Paper accepted at VLDB 2026
I am happy to announce that our research paper titled “Fault Lines: Benchmarking the Impact of Label Data Quality on ML Robustness and Fairness” has been accepted for publication at VLDB 2026.
Authors: David Jackson , Paul Groth , and Hazar Harmouch
Abstract
Artificial intelligence systems depend critically on high-quality data, yet real-world datasets are often imperfect. Label noise, such as incorrect or biased labels, can lead to suboptimal model decisions. While label noise has garnered increasing attention, existing research primarily examines random noise, employs simpler models, or relies on limited evaluation criteria. To address this, we introduce FAULT LINES, a comprehensive, model-agnostic benchmark comprising 15 datasets systematically corrupted with diverse types of label noise, paired with an evaluation framework. This resource supports the evaluation of data cleaning pipelines and guides the design of models that are robust, in both performance and fairness, to label noise.

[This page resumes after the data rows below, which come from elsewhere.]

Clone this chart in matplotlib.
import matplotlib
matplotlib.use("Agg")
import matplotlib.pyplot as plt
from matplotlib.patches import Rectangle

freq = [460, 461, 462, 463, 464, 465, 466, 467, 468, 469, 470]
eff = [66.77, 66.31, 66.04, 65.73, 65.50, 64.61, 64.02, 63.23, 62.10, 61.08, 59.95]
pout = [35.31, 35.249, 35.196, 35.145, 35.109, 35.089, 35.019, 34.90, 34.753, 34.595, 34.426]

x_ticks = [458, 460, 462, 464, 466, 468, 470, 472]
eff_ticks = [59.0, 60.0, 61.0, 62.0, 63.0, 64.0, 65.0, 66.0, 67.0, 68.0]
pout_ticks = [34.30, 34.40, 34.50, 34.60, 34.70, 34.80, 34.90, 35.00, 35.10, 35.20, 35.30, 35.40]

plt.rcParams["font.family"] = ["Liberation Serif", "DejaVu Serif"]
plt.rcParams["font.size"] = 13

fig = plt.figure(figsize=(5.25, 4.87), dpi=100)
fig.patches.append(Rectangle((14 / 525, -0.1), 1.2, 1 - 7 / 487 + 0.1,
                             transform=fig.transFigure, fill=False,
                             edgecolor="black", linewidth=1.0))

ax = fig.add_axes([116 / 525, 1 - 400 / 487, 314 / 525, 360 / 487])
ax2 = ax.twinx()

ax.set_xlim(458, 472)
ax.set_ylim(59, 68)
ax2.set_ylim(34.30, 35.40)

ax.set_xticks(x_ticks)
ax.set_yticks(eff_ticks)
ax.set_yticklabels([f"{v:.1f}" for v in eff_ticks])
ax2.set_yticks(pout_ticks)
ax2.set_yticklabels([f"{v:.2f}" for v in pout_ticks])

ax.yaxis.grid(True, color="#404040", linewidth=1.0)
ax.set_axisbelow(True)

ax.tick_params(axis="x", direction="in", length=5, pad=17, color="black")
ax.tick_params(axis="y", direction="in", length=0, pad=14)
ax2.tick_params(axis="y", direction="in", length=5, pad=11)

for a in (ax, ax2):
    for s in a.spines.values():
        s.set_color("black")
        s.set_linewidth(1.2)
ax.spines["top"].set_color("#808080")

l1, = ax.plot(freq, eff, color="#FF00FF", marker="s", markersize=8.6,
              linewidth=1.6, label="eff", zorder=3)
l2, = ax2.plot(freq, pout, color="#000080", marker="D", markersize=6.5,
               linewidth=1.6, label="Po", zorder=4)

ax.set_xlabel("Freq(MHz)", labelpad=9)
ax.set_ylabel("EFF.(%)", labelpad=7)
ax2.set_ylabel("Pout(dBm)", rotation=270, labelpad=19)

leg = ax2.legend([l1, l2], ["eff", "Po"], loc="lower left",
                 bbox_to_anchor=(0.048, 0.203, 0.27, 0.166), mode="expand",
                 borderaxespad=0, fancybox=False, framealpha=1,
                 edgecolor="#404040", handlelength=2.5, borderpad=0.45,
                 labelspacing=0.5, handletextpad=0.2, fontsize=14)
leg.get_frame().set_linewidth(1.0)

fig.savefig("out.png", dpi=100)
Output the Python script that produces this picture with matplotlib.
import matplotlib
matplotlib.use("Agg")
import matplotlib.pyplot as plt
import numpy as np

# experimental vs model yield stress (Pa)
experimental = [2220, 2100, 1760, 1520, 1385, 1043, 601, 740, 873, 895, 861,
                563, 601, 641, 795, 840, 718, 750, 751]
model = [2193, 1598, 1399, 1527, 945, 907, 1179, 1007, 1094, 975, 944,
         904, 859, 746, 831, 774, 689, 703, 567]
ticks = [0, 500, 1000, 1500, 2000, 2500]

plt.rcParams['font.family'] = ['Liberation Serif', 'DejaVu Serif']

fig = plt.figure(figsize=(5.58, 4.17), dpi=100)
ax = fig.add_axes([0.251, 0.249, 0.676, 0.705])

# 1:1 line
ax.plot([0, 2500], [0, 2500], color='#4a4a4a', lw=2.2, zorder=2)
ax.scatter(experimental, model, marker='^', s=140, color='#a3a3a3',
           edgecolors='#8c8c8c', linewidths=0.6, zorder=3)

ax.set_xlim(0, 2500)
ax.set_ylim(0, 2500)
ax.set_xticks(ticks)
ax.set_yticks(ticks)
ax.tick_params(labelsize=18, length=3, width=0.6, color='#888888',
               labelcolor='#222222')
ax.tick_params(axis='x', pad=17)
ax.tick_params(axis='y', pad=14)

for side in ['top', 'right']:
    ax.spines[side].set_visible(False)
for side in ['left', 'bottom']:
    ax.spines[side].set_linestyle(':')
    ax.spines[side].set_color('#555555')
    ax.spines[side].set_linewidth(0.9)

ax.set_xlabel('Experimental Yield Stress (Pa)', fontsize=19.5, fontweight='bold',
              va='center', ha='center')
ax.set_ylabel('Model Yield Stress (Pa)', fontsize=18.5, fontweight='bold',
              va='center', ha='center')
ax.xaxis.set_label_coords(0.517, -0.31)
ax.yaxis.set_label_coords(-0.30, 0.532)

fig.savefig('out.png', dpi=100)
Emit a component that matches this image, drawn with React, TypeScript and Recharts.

We benchmark the robustness to label noise of 22 state-of-the-art classification models, including gradient boosting, transformers, and fairness-oriented models. Our findings show that many models maintain strong performance under high random noise (e.g., up to 40\% noise leads to only a modest reduction in Robust GBDT performance). However, these models are significantly less robust to even small amounts of biased noise (<10\%), which can cause substantial performance drops (e.g., 7\% noise reduces ResNet’s AUC by 4.4\% on average) or maintain apparent stability at the expense of severe fairness degradation (e.g., MLP’s Predictive Parity difference increases by ~700\% under 30\% biased noise in the ACS Unemployment dataset). We investigate how different model architectures handle the impact of biased noise. Notably, transformer-based models appear more robust than boosting models when handling biased noise, though this advantage depends on tuning and comes with higher variance. Finally, we identify key factors for ML practitioners to mitigate the effects of label noise, including model selection, dataset analysis, and preprocessing.